## Do this
Copy out the material below in full, but not its images.

## Data lines
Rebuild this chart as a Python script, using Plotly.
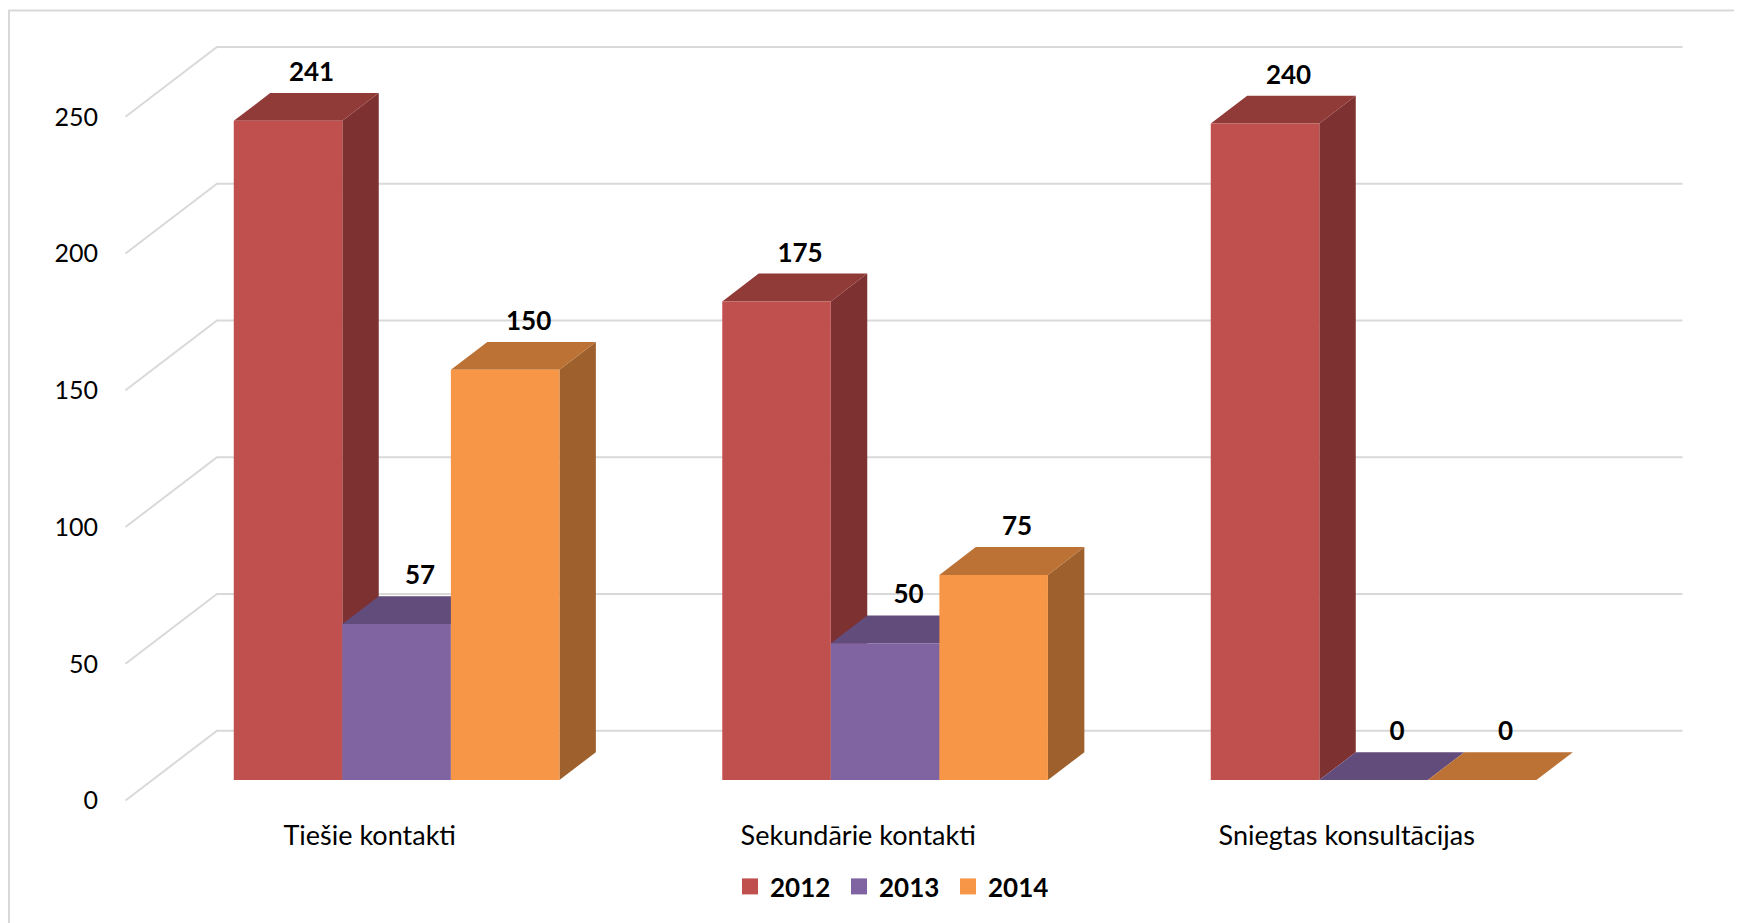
import plotly.graph_objects as go

# ---------------- data ----------------
categories = ["Tiešie kontakti", "Sekundārie kontakti", "Sniegtas konsultācijas"]
series_names = ["2012", "2013", "2014"]
values_2012 = [241, 175, 240]
values_2013 = [57, 50, 0]
values_2014 = [150, 75, 0]
y_ticks = [0, 50, 100, 150, 200, 250]
y_tick_labels = ["0", "50", "100", "150", "200", "250"]

# ---------------- style ----------------
front_colors = ["#C0504D", "#8064A2", "#F79646"]
top_colors = ["#913B39", "#624C7C", "#BC7234"]
side_colors = ["#7D3130", "#53406B", "#9E602C"]
grid_color = "#D9D9D9"
FONT = "Lato, 'Open Sans', sans-serif"

W, H = 1742, 923
OFF = 8            # page margin offset of the figure inside the window
K = 2.735          # pixels per value unit
Y0PX = 800.5       # pixel row of value 0 on the front plane (window coords)
SLANT = 1.31       # horizontal px per vertical px of depth
AX0 = 125.5        # left of category axis (front plane)
AXW = 488.5        # width of one category (front plane)
BW = AXW / 4.5     # bar width (gap width 150%)
D_BAR_F = 20.5     # depth (px) of bar front faces
D_BAR_B = 48.3     # depth (px) of bar back faces
D_WALL = 69.8      # depth (px) of back wall


def proj(x, v, d):
    return x + d * SLANT, v + d / K


series_values = [values_2012, values_2013, values_2014]

fig = go.Figure()

# gridlines (floor diagonal + back wall)
gx, gy = [], []
for v in y_ticks:
    for (px, pv, pd) in [(AX0, v, 0), (AX0, v, D_WALL), (AX0 + 3 * AXW, v, D_WALL)]:
        X, Y = proj(px, pv, pd)
        gx.append(X)
        gy.append(Y)
    gx.append(None)
    gy.append(None)
fig.add_trace(go.Scatter(x=gx, y=gy, mode="lines", line=dict(color=grid_color, width=2),
                         hoverinfo="skip", showlegend=False))


def poly(points, xs, ys):
    for (px, pv, pd) in points:
        X, Y = proj(px, pv, pd)
        xs.append(X)
        ys.append(Y)
    X, Y = proj(*points[0])
    xs.append(X)
    ys.append(Y)
    xs.append(None)
    ys.append(None)


F, B = D_BAR_F, D_BAR_B
for s, vals in enumerate(series_values):
    sx, sy, tx, ty, fx, fy = [], [], [], [], [], []
    for c, v in enumerate(vals):
        xl = AX0 + c * AXW + 0.75 * BW + s * BW
        xr = xl + BW
        poly([(xr, 0, F), (xr, v, F), (xr, v, B), (xr, 0, B)], sx, sy)
        poly([(xl, v, F), (xr, v, F), (xr, v, B), (xl, v, B)], tx, ty)
        poly([(xl, 0, F), (xr, 0, F), (xr, v, F), (xl, v, F)], fx, fy)
    for xs, ys, col in [(sx, sy, side_colors[s]), (tx, ty, top_colors[s]), (fx, fy, front_colors[s])]:
        fig.add_trace(go.Scatter(x=xs, y=ys, mode="lines", fill="toself", fillcolor=col,
                                 line=dict(width=0, color=col), hoverinfo="skip", showlegend=False))

# data labels
for s, vals in enumerate(series_values):
    lx, ly, lt = [], [], []
    for c, v in enumerate(vals):
        xc = AX0 + c * AXW + 0.75 * BW + s * BW + BW / 2
        X, _ = proj(xc, v, (F + B) / 2 + 4)
        _, Y = proj(xc, v, B)
        lx.append(X)
        ly.append(Y + 18.5 / K)
        lt.append(str(v))
    fig.add_trace(go.Scatter(x=lx, y=ly, mode="text", text=lt, textposition="middle center",
                             textfont=dict(family=FONT, size=26, color="#000000", weight="bold"),
                             hoverinfo="skip", showlegend=False))

# category labels
cx = [AX0 + (c + 0.5) * AXW for c in range(len(categories))]
cy = [(Y0PX - 838) / K] * len(categories)
fig.add_trace(go.Scatter(x=cx, y=cy, mode="text", text=categories, textposition="middle center",
                         textfont=dict(family=FONT, size=27, color="#000000"),
                         hoverinfo="skip", showlegend=False))

# legend entries
for s, name in enumerate(series_names):
    fig.add_trace(go.Scatter(x=[None], y=[None], mode="markers", name=name,
                             marker=dict(symbol="square", size=16, color=front_colors[s])))

fig.update_layout(
    width=W, height=H,
    margin=dict(l=0, r=0, t=0, b=0),
    paper_bgcolor="white", plot_bgcolor="white",
    xaxis=dict(range=[OFF, W + OFF], visible=False, fixedrange=True),
    yaxis=dict(range=[(Y0PX - H - OFF) / K, (Y0PX - OFF) / K], anchor="free",
               position=(124 - OFF) / W,
               tickvals=y_ticks, ticktext=y_tick_labels, showgrid=False, zeroline=False,
               showline=False, ticks="", ticklabelstandoff=26,
               tickfont=dict(family=FONT, size=25, color="#000000"), fixedrange=True),
    showlegend=True,
    legend=dict(orientation="h", x=(730 - OFF) / W, xanchor="left",
                y=1 - (886.5 - OFF) / H, yanchor="middle",
                font=dict(family=FONT, size=26, color="#000000", weight="bold"),
                bgcolor="rgba(0,0,0,0)", itemclick=False, itemdoubleclick=False,
                entrywidth=64, entrywidthmode="pixels"),
    shapes=[dict(type="rect", xref="paper", yref="paper", x0=1 / W, x1=1 + 10 / W,
                 y0=-10 / H, y1=1 - 2.5 / H, line=dict(color=grid_color, width=2),
                 fillcolor="rgba(0,0,0,0)", layer="below")],
)

fig.write_html("out.html")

## The reply
Rebuild this chart as a Python script, using Plotly.
import plotly.graph_objects as go

# ---------------- data ----------------
categories = ["Tiešie kontakti", "Sekundārie kontakti", "Sniegtas konsultācijas"]
series_names = ["2012", "2013", "2014"]
values_2012 = [241, 175, 240]
values_2013 = [57, 50, 0]
values_2014 = [150, 75, 0]
y_ticks = [0, 50, 100, 150, 200, 250]
y_tick_labels = ["0", "50", "100", "150", "200", "250"]

# ---------------- style ----------------
front_colors = ["#C0504D", "#8064A2", "#F79646"]
top_colors = ["#913B39", "#624C7C", "#BC7234"]
side_colors = ["#7D3130", "#53406B", "#9E602C"]
grid_color = "#D9D9D9"
FONT = "Lato, 'Open Sans', sans-serif"

W, H = 1742, 923
OFF = 8            # page margin offset of the figure inside the window
K = 2.735          # pixels per value unit
Y0PX = 800.5       # pixel row of value 0 on the front plane (window coords)
SLANT = 1.31       # horizontal px per vertical px of depth
AX0 = 125.5        # left of category axis (front plane)
AXW = 488.5        # width of one category (front plane)
BW = AXW / 4.5     # bar width (gap width 150%)
D_BAR_F = 20.5     # depth (px) of bar front faces
D_BAR_B = 48.3     # depth (px) of bar back faces
D_WALL = 69.8      # depth (px) of back wall


def proj(x, v, d):
    return x + d * SLANT, v + d / K


series_values = [values_2012, values_2013, values_2014]

fig = go.Figure()

# gridlines (floor diagonal + back wall)
gx, gy = [], []
for v in y_ticks:
    for (px, pv, pd) in [(AX0, v, 0), (AX0, v, D_WALL), (AX0 + 3 * AXW, v, D_WALL)]:
        X, Y = proj(px, pv, pd)
        gx.append(X)
        gy.append(Y)
    gx.append(None)
    gy.append(None)
fig.add_trace(go.Scatter(x=gx, y=gy, mode="lines", line=dict(color=grid_color, width=2),
                         hoverinfo="skip", showlegend=False))


def poly(points, xs, ys):
    for (px, pv, pd) in points:
        X, Y = proj(px, pv, pd)
        xs.append(X)
        ys.append(Y)
    X, Y = proj(*points[0])
    xs.append(X)
    ys.append(Y)
    xs.append(None)
    ys.append(None)


F, B = D_BAR_F, D_BAR_B
for s, vals in enumerate(series_values):
    sx, sy, tx, ty, fx, fy = [], [], [], [], [], []
    for c, v in enumerate(vals):
        xl = AX0 + c * AXW + 0.75 * BW + s * BW
        xr = xl + BW
        poly([(xr, 0, F), (xr, v, F), (xr, v, B), (xr, 0, B)], sx, sy)
        poly([(xl, v, F), (xr, v, F), (xr, v, B), (xl, v, B)], tx, ty)
        poly([(xl, 0, F), (xr, 0, F), (xr, v, F), (xl, v, F)], fx, fy)
    for xs, ys, col in [(sx, sy, side_colors[s]), (tx, ty, top_colors[s]), (fx, fy, front_colors[s])]:
        fig.add_trace(go.Scatter(x=xs, y=ys, mode="lines", fill="toself", fillcolor=col,
                                 line=dict(width=0, color=col), hoverinfo="skip", showlegend=False))

# data labels
for s, vals in enumerate(series_values):
    lx, ly, lt = [], [], []
    for c, v in enumerate(vals):
        xc = AX0 + c * AXW + 0.75 * BW + s * BW + BW / 2
        X, _ = proj(xc, v, (F + B) / 2 + 4)
        _, Y = proj(xc, v, B)
        lx.append(X)
        ly.append(Y + 18.5 / K)
        lt.append(str(v))
    fig.add_trace(go.Scatter(x=lx, y=ly, mode="text", text=lt, textposition="middle center",
                             textfont=dict(family=FONT, size=26, color="#000000", weight="bold"),
                             hoverinfo="skip", showlegend=False))

# category labels
cx = [AX0 + (c + 0.5) * AXW for c in range(len(categories))]
cy = [(Y0PX - 838) / K] * len(categories)
fig.add_trace(go.Scatter(x=cx, y=cy, mode="text", text=categories, textposition="middle center",
                         textfont=dict(family=FONT, size=27, color="#000000"),
                         hoverinfo="skip", showlegend=False))

# legend entries
for s, name in enumerate(series_names):
    fig.add_trace(go.Scatter(x=[None], y=[None], mode="markers", name=name,
                             marker=dict(symbol="square", size=16, color=front_colors[s])))

fig.update_layout(
    width=W, height=H,
    margin=dict(l=0, r=0, t=0, b=0),
    paper_bgcolor="white", plot_bgcolor="white",
    xaxis=dict(range=[OFF, W + OFF], visible=False, fixedrange=True),
    yaxis=dict(range=[(Y0PX - H - OFF) / K, (Y0PX - OFF) / K], anchor="free",
               position=(124 - OFF) / W,
               tickvals=y_ticks, ticktext=y_tick_labels, showgrid=False, zeroline=False,
               showline=False, ticks="", ticklabelstandoff=26,
               tickfont=dict(family=FONT, size=25, color="#000000"), fixedrange=True),
    showlegend=True,
    legend=dict(orientation="h", x=(730 - OFF) / W, xanchor="left",
                y=1 - (886.5 - OFF) / H, yanchor="middle",
                font=dict(family=FONT, size=26, color="#000000", weight="bold"),
                bgcolor="rgba(0,0,0,0)", itemclick=False, itemdoubleclick=False,
                entrywidth=64, entrywidthmode="pixels"),
    shapes=[dict(type="rect", xref="paper", yref="paper", x0=1 / W, x1=1 + 10 / W,
                 y0=-10 / H, y1=1 - 2.5 / H, line=dict(color=grid_color, width=2),
                 fillcolor="rgba(0,0,0,0)", layer="below")],
)

fig.write_html("out.html")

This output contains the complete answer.